The new GASB guidance, among other things, calls for governments to report their net pension liabilities in their financial statements. It also calls for governments to identify their depletion dates - projections of when system assets will be insufficient to fund benefit payments. When such dates are determined, blended rates are used to discount governments' pension liabilities.

S&P said, for example, that New Jersey previously used a 7.9% assumed rate of return on its investments to discount its liabilities. But under the GASB standards, it uses a 7.9% rate of return while assets are available to pay benefits and a 4.29% discount rate after it reaches its depletion date. The blended rate has partly contributed to more than doubling its unfunded liability to $82.77 billion in fiscal 2014 from $37 billion in fiscal 2013, the rating agency said.

The changes in actuarial assumptions, particularly those relating to mortality table updates in October 2014 and generally lower rates of return, have also driven liability growth, S&P said.

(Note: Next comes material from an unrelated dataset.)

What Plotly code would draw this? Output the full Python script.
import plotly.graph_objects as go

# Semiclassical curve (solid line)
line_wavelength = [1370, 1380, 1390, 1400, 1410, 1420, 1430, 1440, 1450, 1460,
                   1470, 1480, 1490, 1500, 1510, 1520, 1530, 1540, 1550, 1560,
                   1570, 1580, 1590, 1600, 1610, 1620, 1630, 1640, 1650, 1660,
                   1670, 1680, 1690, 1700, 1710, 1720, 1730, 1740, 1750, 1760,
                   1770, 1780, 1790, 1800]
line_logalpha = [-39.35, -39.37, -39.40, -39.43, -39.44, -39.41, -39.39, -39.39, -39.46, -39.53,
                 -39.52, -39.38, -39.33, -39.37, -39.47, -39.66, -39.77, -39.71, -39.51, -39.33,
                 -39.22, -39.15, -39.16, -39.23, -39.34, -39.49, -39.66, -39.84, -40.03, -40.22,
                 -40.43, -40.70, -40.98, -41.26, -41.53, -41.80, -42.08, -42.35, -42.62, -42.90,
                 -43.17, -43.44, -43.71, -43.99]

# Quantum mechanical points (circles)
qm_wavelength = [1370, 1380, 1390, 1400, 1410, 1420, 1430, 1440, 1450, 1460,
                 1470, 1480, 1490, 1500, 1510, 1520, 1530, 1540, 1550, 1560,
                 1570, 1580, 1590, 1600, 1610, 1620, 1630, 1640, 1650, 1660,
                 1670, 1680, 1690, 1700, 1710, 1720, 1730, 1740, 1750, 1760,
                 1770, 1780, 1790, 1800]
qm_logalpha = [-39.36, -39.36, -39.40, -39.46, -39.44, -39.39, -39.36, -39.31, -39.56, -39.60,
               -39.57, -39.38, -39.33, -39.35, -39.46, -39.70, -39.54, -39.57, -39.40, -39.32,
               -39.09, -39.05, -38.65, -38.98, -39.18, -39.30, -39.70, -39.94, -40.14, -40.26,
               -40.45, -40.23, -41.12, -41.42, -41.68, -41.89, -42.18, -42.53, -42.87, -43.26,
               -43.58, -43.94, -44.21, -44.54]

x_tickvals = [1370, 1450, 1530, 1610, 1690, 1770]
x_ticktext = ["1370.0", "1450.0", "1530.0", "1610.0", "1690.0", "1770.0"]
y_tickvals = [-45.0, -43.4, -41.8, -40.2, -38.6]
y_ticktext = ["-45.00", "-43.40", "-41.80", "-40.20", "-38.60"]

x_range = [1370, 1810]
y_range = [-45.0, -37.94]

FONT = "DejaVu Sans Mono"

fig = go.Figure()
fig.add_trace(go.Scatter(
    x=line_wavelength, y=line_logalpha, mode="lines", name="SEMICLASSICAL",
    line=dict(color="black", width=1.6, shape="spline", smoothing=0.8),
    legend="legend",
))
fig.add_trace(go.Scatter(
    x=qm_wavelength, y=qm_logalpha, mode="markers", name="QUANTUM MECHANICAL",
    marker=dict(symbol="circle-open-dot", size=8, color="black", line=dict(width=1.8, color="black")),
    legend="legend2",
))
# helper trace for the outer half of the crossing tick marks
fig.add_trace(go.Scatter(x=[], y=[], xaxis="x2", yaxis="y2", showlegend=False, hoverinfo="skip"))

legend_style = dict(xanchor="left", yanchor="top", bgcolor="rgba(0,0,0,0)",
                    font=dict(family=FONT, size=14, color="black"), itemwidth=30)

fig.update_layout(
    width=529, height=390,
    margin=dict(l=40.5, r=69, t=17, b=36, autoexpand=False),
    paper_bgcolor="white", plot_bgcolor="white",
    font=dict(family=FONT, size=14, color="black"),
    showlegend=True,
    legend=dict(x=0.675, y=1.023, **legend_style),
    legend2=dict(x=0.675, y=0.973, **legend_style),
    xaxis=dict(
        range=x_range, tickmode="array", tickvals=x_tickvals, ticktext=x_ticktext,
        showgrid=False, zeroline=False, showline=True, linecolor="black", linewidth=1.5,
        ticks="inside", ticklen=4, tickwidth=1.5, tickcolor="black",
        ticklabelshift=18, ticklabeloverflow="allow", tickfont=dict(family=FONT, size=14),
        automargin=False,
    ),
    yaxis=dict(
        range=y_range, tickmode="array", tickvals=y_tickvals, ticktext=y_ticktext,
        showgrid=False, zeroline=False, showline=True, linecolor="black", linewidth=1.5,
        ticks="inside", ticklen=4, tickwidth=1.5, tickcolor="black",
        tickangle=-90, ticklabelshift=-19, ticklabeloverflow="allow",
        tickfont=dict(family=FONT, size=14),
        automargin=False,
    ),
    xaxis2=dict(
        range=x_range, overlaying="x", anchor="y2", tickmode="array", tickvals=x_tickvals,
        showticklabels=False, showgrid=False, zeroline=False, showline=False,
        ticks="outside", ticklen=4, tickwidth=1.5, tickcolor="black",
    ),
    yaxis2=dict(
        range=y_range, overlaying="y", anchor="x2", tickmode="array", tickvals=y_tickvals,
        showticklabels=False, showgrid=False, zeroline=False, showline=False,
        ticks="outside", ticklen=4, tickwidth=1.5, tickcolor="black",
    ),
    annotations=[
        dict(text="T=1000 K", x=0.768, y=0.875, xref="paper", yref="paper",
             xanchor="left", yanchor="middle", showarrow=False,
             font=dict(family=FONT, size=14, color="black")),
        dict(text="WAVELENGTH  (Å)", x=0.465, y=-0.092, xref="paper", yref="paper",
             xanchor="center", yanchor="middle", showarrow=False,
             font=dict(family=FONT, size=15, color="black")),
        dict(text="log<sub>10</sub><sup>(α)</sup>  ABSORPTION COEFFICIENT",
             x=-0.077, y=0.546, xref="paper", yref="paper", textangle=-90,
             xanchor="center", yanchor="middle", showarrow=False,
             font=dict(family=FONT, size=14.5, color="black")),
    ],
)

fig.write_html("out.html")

In New York, for example, the updated mortality assumptions caused annual contribution rates in the proposed fiscal 2016 budget to increase to 18.2% from 14.2% for the Employee Retirement System and to 24.7% from 20.8% for the Police and Fire Retirement System.

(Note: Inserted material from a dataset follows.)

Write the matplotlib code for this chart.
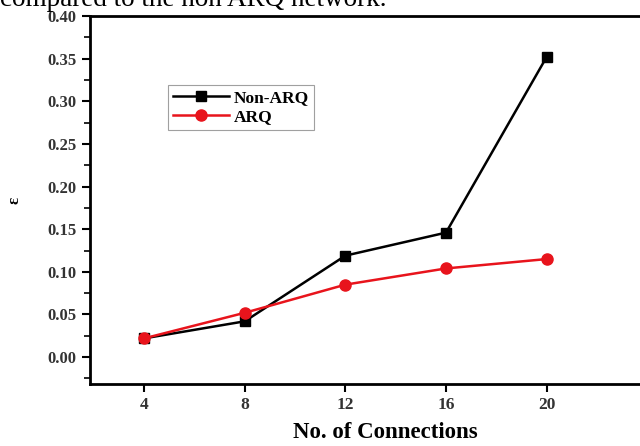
import matplotlib
matplotlib.use("Agg")
import matplotlib.pyplot as plt
from matplotlib.ticker import MultipleLocator

connections = [4, 8, 12, 16, 20]
non_arq = [0.022, 0.042, 0.119, 0.146, 0.352]
arq = [0.022, 0.052, 0.085, 0.104, 0.115]
x_ticks = [4, 8, 12, 16, 20]
y_ticks = [0.00, 0.05, 0.10, 0.15, 0.20, 0.25, 0.30, 0.35, 0.40]

plt.rcParams['font.family'] = ['Liberation Serif', 'DejaVu Serif']

fig = plt.figure(figsize=(6.4, 4.46), dpi=100)
W, H = 640, 446
left, right, bottom, top = 90, 680, 384, 16
ax = fig.add_axes([left / W, (H - bottom) / H, (right - left) / W, (bottom - top) / H])

ax.plot(connections, non_arq, color='black', lw=1.8, marker='s', ms=6.5, label='Non-ARQ')
ax.plot(connections, arq, color='#e8141c', lw=1.8, marker='o', ms=8, label='ARQ')

ax.set_xlim(1.85, 25.3)
ax.set_ylim(-0.0315, 0.40)
ax.set_xticks(x_ticks)
ax.set_yticks(y_ticks)
ax.yaxis.set_minor_locator(MultipleLocator(0.025))
ax.set_yticklabels([f"{v:.2f}" for v in y_ticks], fontweight='bold', fontsize=12, color='#333333')
ax.set_xticklabels([str(v) for v in x_ticks], fontweight='bold', fontsize=12.5, color='#333333')
ax.tick_params(axis='both', which='major', direction='out', length=6, width=1.5)
ax.tick_params(axis='y', which='minor', direction='out', length=4, width=1.2)
for s in ax.spines.values():
    s.set_linewidth(2)

ax.set_xlabel('No. of Connections', fontweight='bold', fontsize=16.5, labelpad=6)
ax.set_ylabel('ε', fontweight='bold', fontsize=12, labelpad=18)

leg = ax.legend(loc='upper left', bbox_to_anchor=((168 - left) / (right - left), 1 - (85 - top) / (bottom - top)),
                prop={'weight': 'bold', 'size': 12.5}, frameon=True, fancybox=False,
                edgecolor='#888888', handlelength=3.2, borderpad=0.3, labelspacing=0.15,
                handletextpad=0.3, borderaxespad=0)
leg.get_frame().set_linewidth(0.8)

fig.text(0.0, 1 - 6 / H, 'compared to the non ARQ network.', fontsize=19.5, ha='left', va='baseline')

fig.savefig('out.png', dpi=100)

Meanwhile, pension reform "muddles along," S&P said in the report. While reforms have remained "front and center … introducing significant budget and financial plan uncertainty" in many states, including Rhode Island, Illinois, New Jersey, Kentucky and Pennsylvania, these efforts have often led to litigation and, even if enacted, could take years if not decades, to be fully implemented, it said.

The combination of higher unfunded liabilities, weak funded ratios for some states, poor contribution histories and low interest rates have increased interest in pension obligation bonds, according to the report.

"While POBs have been a consistent feature of the municipal bond market for the past 25 years, their performance has been uneven," S&P said. "Issuing a POB increases leverage and fixed costs. It essentially creates a fixed debt service obligation in place of a potentially variable annual payment to fund long-term liability."

"It is important to understand the overall financing plan in place, as well as the timing of the POB's issuance, which potentially introduce risk to a state's debt and liability profile from a credit standpoint," the rating agency said.

S&P says it typically examines several issues with regard to such financings, such as how the POBs will affect current contributions, whether any front-loading of savings may lead to higher unsustainable contribution rates, and how the POBs would affect funding goals.

S&P noted that Pennsylvania, for example, has proposed a $3 billion POB issue that would be secured by wine and liquor enterprise profits with increased contributions funded by dedicating the sales tax to a restricted account.

Looking ahead, the report concluded: "It is clear that the issues surrounding public pensions are in a period of transition based on accounting and actuarial changes and funding commitments. As a result, we expect pensions to remain a significant public policy and funding challenge for many state governments and a continuing source of expanding liabilities for most."